Here’s the deal. A yoke has been placed upon our shoulders – or at least its been tried. Yet, like Paul writes we continue to do the things that we know we shouldn’t, but we just can’t help it at times. We begrudgingly and stubbornly pull upon the loads in our life because we feel that we have to.

We’ve got to do it this way because we’ve always done it that way. We have to stay in this box because we’ve always been here. We have to use these words because that’s what was taught to us.

This weekend we hosted a funeral here at Redeemer. As a church, that isn’t uncommon. Funerals happen. Yet, this one was a little different. It wasn’t a member of the church. It involves a family whose faith tradition in the Body of Christ is much different from our own.

When first approached with the prospect of being the place to gather for this service – I balked.

If you have it here, it has to be done sort of this way. I have to be involved – I’m the pastor so it makes sense.

Yet, the more I stubbornly placed that yoke upon me, the heavier and heavier the burden seemed. I started questioning; if I can’t feel comfortable with this – are we the place for this family to gather and mourn?

I took a step back. I talked with some friends and trusted colleagues, I spoke with those in leadership here at Redeemer. In many ways, more subtle than direct – the question brought up the most was, “Whose yoke are you wearing?”

This is a family that needed to grieve. Needed to mourn. Needed to gather. Let them. Don’t get bogged down with the traditions we’ve created. Have faith. Trust.

So, I did. So, we did.

When at first it was – ‘you can come here, if…’ it quickly became ‘you can come here, so that…’

For my yoke is easy and my burden is light.

My role – Redeemer’s role – wasn’t to welcome and insist on our own way, but to welcome and to be with. Come, use our space. Mourn. Gather. Worship.

That burden was light – and it wasn’t just because I didn’t have to have the ‘burden’ of leading a funeral service.

But, the burden was light because I was able to wear the yoke that God and our Lord have placed on all our shoulders, the one crafted for each of us so that we might live into the life of faith and hold and care for the person before us.

What might our lives as a whole look like if we could put down the yokes that we struggle to place on our shoulders and instead wear the yoke that has been crafted for each of us?

What if we acknowledged as St. Paul does in his letter to the Romans that we at times are our own worst enemies when it comes to living the life of faith? Where though we know what God has created us for and where we know what God might be calling us to be in that moment – caring, loving, gracious, and forgiving – yet, we insist on our own way. The way we know to be wrong. The way we know to be of sin.

For my yoke is easy, and my burden is light.

Jesus calls us to wear the yoke that he offers, in the words of Zechariah, that sounds and looks a lot like ‘prisoners of hope.’

Wear the yoke, the mantle placed on your shoulders. That mantle that boxes us in hope for one another and hope for the world.

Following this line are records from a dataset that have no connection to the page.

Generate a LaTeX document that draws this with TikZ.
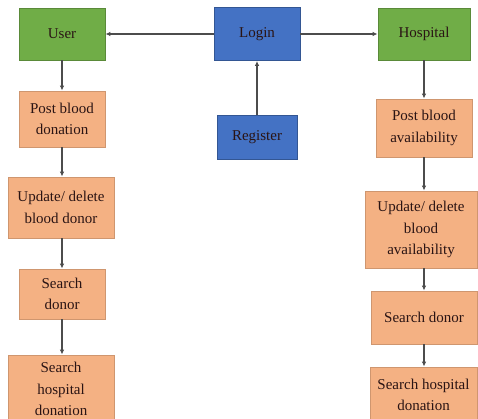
\documentclass[tikz,border=0pt]{standalone}
\usepackage{fontspec}
\setmainfont{Liberation Serif}
\usetikzlibrary{arrows.meta}
\definecolor{boxgreen}{HTML}{70AD47}
\definecolor{boxblue}{HTML}{4472C4}
\definecolor{boxsalmon}{HTML}{F4B183}
\definecolor{txtdark}{HTML}{2A1414}
\tikzset{
  base/.style={draw, line width=0.8pt, inner sep=0pt, align=center,
    text=txtdark, font=\fontsize{15}{21.7}\selectfont},
  actor/.style={base, fill=boxgreen, draw=boxgreen!80!black},
  access/.style={base, fill=boxblue, draw=boxblue!75!black},
  task/.style={base, fill=boxsalmon, draw=boxsalmon!85!black},
  link/.style={draw=black!70, line width=1.3pt, -{Latex[length=5pt,width=4.5pt]}}
}
\begin{document}
\begin{tikzpicture}[x=1pt,y=-1pt]
\useasboundingbox (0,0) rectangle (478,419);
% top row
\node[actor, minimum width=86pt, minimum height=52pt] (user) at (62,34) {User};
\node[access, minimum width=86pt, minimum height=53pt] (login) at (257,34) {Login};
\node[actor, minimum width=92pt, minimum height=52pt] (hosp) at (424,34) {Hospital};
\node[access, minimum width=80pt, minimum height=44pt] (reg) at (257,137) {Register};
% user column
\node[task, minimum width=86pt, minimum height=56pt] (postdon) at (62,119) {Post blood\\donation};
\node[task, minimum width=106pt, minimum height=61pt] (upddon) at (61,207.5) {Update/ delete\\blood donor};
\node[task, minimum width=86pt, minimum height=50pt] (srchdon) at (62,294) {Search\\donor};
\node[task, minimum width=106pt, minimum height=68pt] (srchhosp) at (61,389) {Search\\hospital\\donation};
% hospital column
\node[task, minimum width=96pt, minimum height=58pt] (postav) at (424,128) {Post blood\\availability};
\node[task, minimum width=112pt, minimum height=77pt] (updav) at (421,229.5) {Update/ delete\\blood\\availability};
\node[task, minimum width=106pt, minimum height=53pt] (srchdonh) at (424,317.5) {Search donor};
\node[task, minimum width=107pt, minimum height=56pt] (srchhosph) at (423.5,395) {Search hospital\\donation};
% connectors
\draw[link] (login) -- (user);
\draw[link] (login) -- (hosp);
\draw[link] (reg) -- (login);
\draw[link] (user) -- (user |- postdon.north);
\draw[link] (postdon) -- (postdon |- upddon.north);
\draw[link] (srchdon |- upddon.south) -- (srchdon);
\draw[link] (srchdon) -- (srchdon |- srchhosp.north);
\draw[link] (hosp) -- (hosp |- postav.north);
\draw[link] (postav.south) -- (postav |- updav.north);
\draw[link] (postav |- updav.south) -- (srchdonh);
\draw[link] (srchdonh) -- (srchdonh |- srchhosph.north);
\end{tikzpicture}
\end{document}
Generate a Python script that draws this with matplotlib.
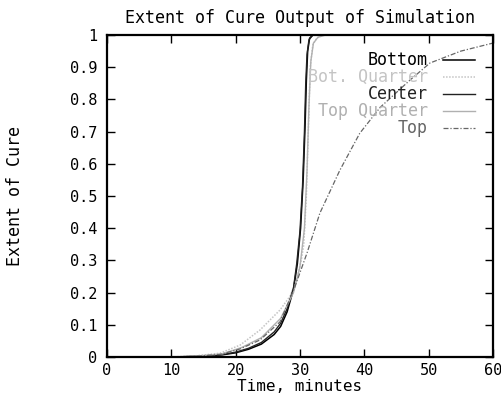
import matplotlib
matplotlib.use("Agg")
import matplotlib.pyplot as plt

# --- data ---
t_bottom = [0, 10, 15, 18, 20, 22, 24, 26, 27, 28, 29, 29.6, 30.1, 30.5, 30.8, 31.0, 31.2, 31.5, 32, 40, 60]
y_bottom = [0, 0, 0.002, 0.007, 0.013, 0.024, 0.04, 0.07, 0.095, 0.14, 0.21, 0.29, 0.4, 0.55, 0.72, 0.86, 0.95, 0.99, 1, 1, 1]

t_botq = [0, 10, 14, 17.6, 20.7, 23.8, 26.9, 28.5, 29.5, 30.2, 30.6, 31.0, 31.3, 31.6, 32.0, 32.6, 33.5, 35, 60]
y_botq = [0, 0, 0.004, 0.012, 0.037, 0.084, 0.146, 0.19, 0.24, 0.3, 0.35, 0.5, 0.7, 0.9, 0.97, 0.99, 1, 1, 1]

t_center = [0, 10, 15, 18, 20, 22, 24, 26, 27, 28, 29, 29.5, 30, 30.4, 30.7, 30.9, 31.1, 31.4, 32, 40, 60]
y_center = [0, 0, 0.003, 0.008, 0.015, 0.027, 0.045, 0.078, 0.105, 0.15, 0.215, 0.29, 0.39, 0.53, 0.7, 0.85, 0.94, 0.985, 1, 1, 1]

t_topq = [0, 10, 14, 18, 21, 24, 27, 29, 30, 30.7, 31.1, 31.4, 31.7, 32.1, 32.8, 34, 60]
y_topq = [0, 0, 0.003, 0.01, 0.03, 0.06, 0.12, 0.2, 0.28, 0.4, 0.58, 0.78, 0.92, 0.975, 0.993, 1, 1]

t_top = [0, 10, 14, 17.6, 20.7, 23.8, 26.9, 29.2, 31.1, 33.1, 36.2, 39.3, 42.5, 47.1, 50.2, 55, 60]
y_top = [0, 0, 0.002, 0.008, 0.025, 0.053, 0.109, 0.217, 0.323, 0.447, 0.58, 0.695, 0.776, 0.86, 0.913, 0.95, 0.975]

labels = ['Bottom', 'Bot. Quarter', 'Center', 'Top Quarter', 'Top']
x_ticks = [0, 10, 20, 30, 40, 50, 60]
y_ticks = [0, 0.1, 0.2, 0.3, 0.4, 0.5, 0.6, 0.7, 0.8, 0.9, 1]
y_ticklabels = ['0', '0.1', '0.2', '0.3', '0.4', '0.5', '0.6', '0.7', '0.8', '0.9', '1']

plt.rcParams['font.family'] = ['DejaVu Sans Mono']
plt.rcParams['font.size'] = 11

fig = plt.figure(figsize=(5.02, 3.98), dpi=100)
ax = fig.add_axes([0.213, 0.103, 0.769, 0.809])

styles = [
    dict(color='black', lw=1.1, ls='-'),
    dict(color='#c4c4c4', lw=1.1, ls=(0, (1, 1))),
    dict(color='#222222', lw=1.0, ls='-'),
    dict(color='#b0b0b0', lw=1.0, ls='-'),
    dict(color='#666666', lw=0.9, ls=(0, (4, 1.5, 1, 1.5))),
]
series = [(t_bottom, y_bottom), (t_botq, y_botq), (t_center, y_center),
          (t_topq, y_topq), (t_top, y_top)]

for (t, y), st, lab in zip(series, styles, labels):
    ax.plot(t, y, label=lab, **st)

# gnuplot-style key: text right aligned, sample line to the right
for i, (lab, st) in enumerate(zip(labels, styles)):
    yy = 0.922 - i * 0.053
    ax.text(0.832, yy, lab, transform=ax.transAxes, ha='right', va='center',
            color=st['color'], fontsize=12)
    ax.plot([0.870, 0.953], [yy, yy], transform=ax.transAxes, **st)

ax.set_xlim(0, 60)
ax.set_ylim(0, 1)
ax.set_xticks(x_ticks)
ax.set_yticks(y_ticks)
ax.set_yticklabels(y_ticklabels)
ax.tick_params(direction='in', length=6, width=1, top=True, right=True)
ax.tick_params(axis='y', pad=7)
ax.tick_params(axis='x', pad=4)
for s in ax.spines.values():
    s.set_linewidth(1.6)

ax.set_title('Extent of Cure Output of Simulation', fontsize=12, pad=9)
ax.set_xlabel('Time, minutes', fontsize=11.5, labelpad=1)
ax.set_ylabel('Extent of Cure', fontsize=12)
ax.yaxis.set_label_coords(-0.215, 0.5)

fig.savefig('out.png', dpi=100)
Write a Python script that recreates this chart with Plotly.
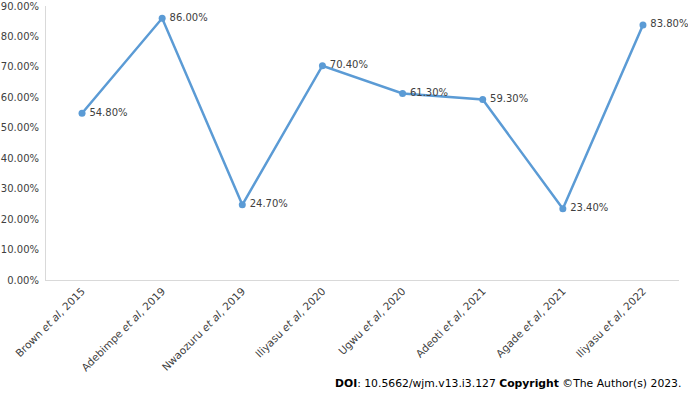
import plotly.graph_objects as go

studies = ["Brown <i>et al</i>, 2015", "Adebimpe <i>et al</i>, 2019", "Nwaozuru <i>et al</i>, 2019",
           "Iliyasu <i>et al</i>, 2020", "Ugwu <i>et al</i>, 2020", "Adeoti <i>et al</i>, 2021",
           "Agade <i>et al</i>, 2021", "Iliyasu <i>et al</i>, 2022"]
values = [0.548, 0.86, 0.247, 0.704, 0.613, 0.593, 0.234, 0.838]
labels = ["54.80%", "86.00%", "24.70%", "70.40%", "61.30%", "59.30%", "23.40%", "83.80%"]
yticks = [0, 0.1, 0.2, 0.3, 0.4, 0.5, 0.6, 0.7, 0.8, 0.9]

font = "DejaVu Sans, Verdana, sans-serif"

fig = go.Figure(go.Scatter(
    x=studies, y=values, mode="lines+markers+text",
    text=["\u2009" + t for t in labels], textposition="middle right",
    textfont=dict(family=font, size=10, color="#404040"),
    line=dict(color="#5B9BD5", width=2.5),
    marker=dict(color="#5B9BD5", size=7),
    cliponaxis=False,
))

fig.update_layout(
    width=688, height=395,
    margin=dict(l=46, r=9, t=6, b=115),
    paper_bgcolor="white", plot_bgcolor="white",
    showlegend=False,
    font=dict(family=font, size=10.5, color="#404040"),
    xaxis=dict(tickangle=-45, showgrid=False, showline=True, linecolor="#D9D9D9",
               linewidth=1, ticks="", automargin=False,
               tickfont=dict(size=10.5, color="#404040")),
    yaxis=dict(range=[0, 0.9002], tickvals=yticks, tickformat=".2%", showgrid=False,
               showline=True, linecolor="#D9D9D9", linewidth=1, zeroline=False,
               ticks="", automargin=False, ticklabelstandoff=4,
               tickfont=dict(size=10, color="#404040")),
    annotations=[dict(
        text="<b>DOI</b>: 10.5662/wjm.v13.i3.127 <b>Copyright</b> ©The Author(s) 2023.",
        xref="paper", yref="paper", x=1.006, y=-0.376, xanchor="right", yanchor="middle",
        showarrow=False, font=dict(family=font, size=10.8, color="#000000"))],
)

fig.write_html("out.html", config={"displayModeBar": False},
               post_script="document.body.style.margin='0';document.body.style.overflow='hidden';")
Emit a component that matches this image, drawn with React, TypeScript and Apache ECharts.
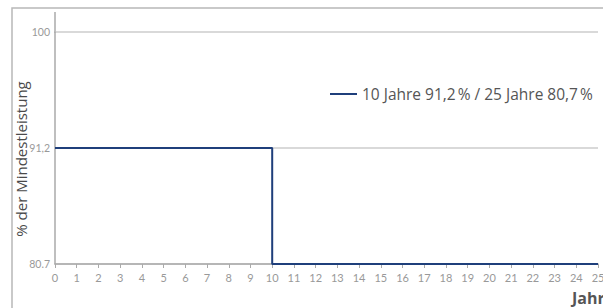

That’s a life whose burdens are light. A life lived in hope in such a way that you cannot escape from those loving, releasing, and charitable words. Rejoice in that life.

Rejoice not in the life that we force ourselves into. The life where we have to do things a certain way, but rejoice in the life that God has created us for.

That life of hope and faith.

There is one final thing specific to what it means to wear a yoke. A yoke – for the most part – doesn’t involve just one animal. Two or more animals are yoked together. That yoke is crafted not only to be worn by a specific animal, but a pair. And the one who we are yoked to is not only one another, but Christ himself.

We are yoked with God not to struggle alone, but to work in life, faith, and ministry together. Each of us is yoked to one another and to the one who has crafted that mantle that lays not only upon our shoulders, but faithfully placed upon the crafter’s shoulders as well.

That’s amazing. That’s relief. That’s what it means to be a prisoner of hope.

Knowing that we aren’t in this alone. We are in this together – not only with one another as we plow and harvest the field of faith before us, but we are yoked to the one who has sent us out into the world. We are all in this together.

It won’t always be easy – Jesus has been telling us that and even alludes to it today as he describes both himself and John the Baptist as being ones who proclaim God to the world. Though, they do it in completely different ways. And still people would rag on them and attempt to drag them down into the fields.

Yet, the yoke they wear is the one that God had placed upon their shoulders – the one that was light for them. God places the yoke – our yoke – so that we might and are able to live into and live out the life of faith that we are called towards. Then God places that yoke upon God’s own shoulders. The burden is ‘light’ because we don’t pull it alone.

Wear the yoke that God offers to each of us. It just might not be the one that you’re forcing yourself to bear.

For my yoke is easy, and my burden is light. Amen.